I was wandering if it would be possible using any method to control a variable transformer using an arduino board?
I have thought the most obvious way would be, since the variable transformer has a manual tuning knob, would be to have a stepper motor calibrated to 0 value and the 100% value and have the motor control the variable of the transformer?
If anyone can come up with an easier or more obvious solution I would be very grateful!
Generally that would be the way to do it. But the variable transformer (Variac ?) needs quite a bit of torque to turn it so you might be better off using a step down gear ratio, say about 4:1 with the stepper motor mounted beside the transformer and using a toothed belt drive arrangement. Hence for 300 degrees (or so) of transformer rotation your stepper will rotate around 1200 degrees ( 3+ revolutions)
A million years ago I worked at a place that used motor-driven Variacs for "theater" light dimming... So, I knew you can buy them with motors. It looks like the motorized Variacs you can buy are "dumb". They have connections for an up-down switch and limit switches, but no positional feedback. (It "looks like" a geared-down AC bi-directional AC motor.)
Assuming you do want feedback (for precise-programmable contol) you have two choices. You can use a stepper motor or a servo. Either way, your motor/controller is likely to be more expensive than the Variac.

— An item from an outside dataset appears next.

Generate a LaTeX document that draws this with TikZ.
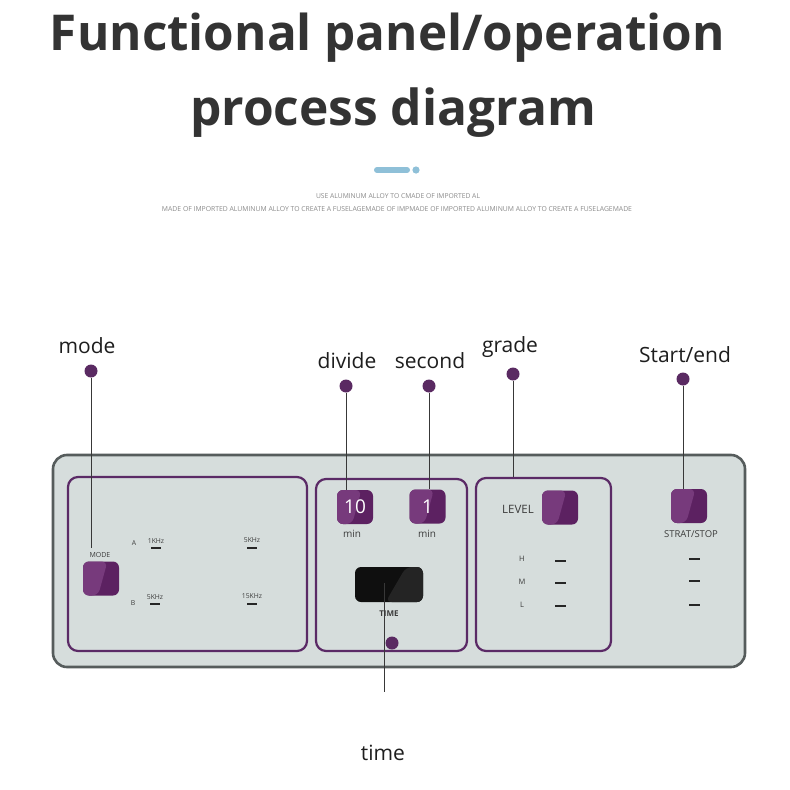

A servo or a stepper can be controlled with the Arduino. From a design/construction perspective, a servo is complete. You just provide the power and a control pulse from the Arduino. A stepper motor requires a separate motor driver circuit (MOSFETs, etc).
If you use a stepper, it's standard practice to add a "home" sensor (plus maybe a limit sensor) to get your starting point and to correct for any errors or missed-steps.
Maybe you can "adapt" a small torque wrench to the Variac to see how much torque is required before selecting a motor. It can get tricky, because you have starting-friction and rotational inertia, but a torque measurement is better than nothing.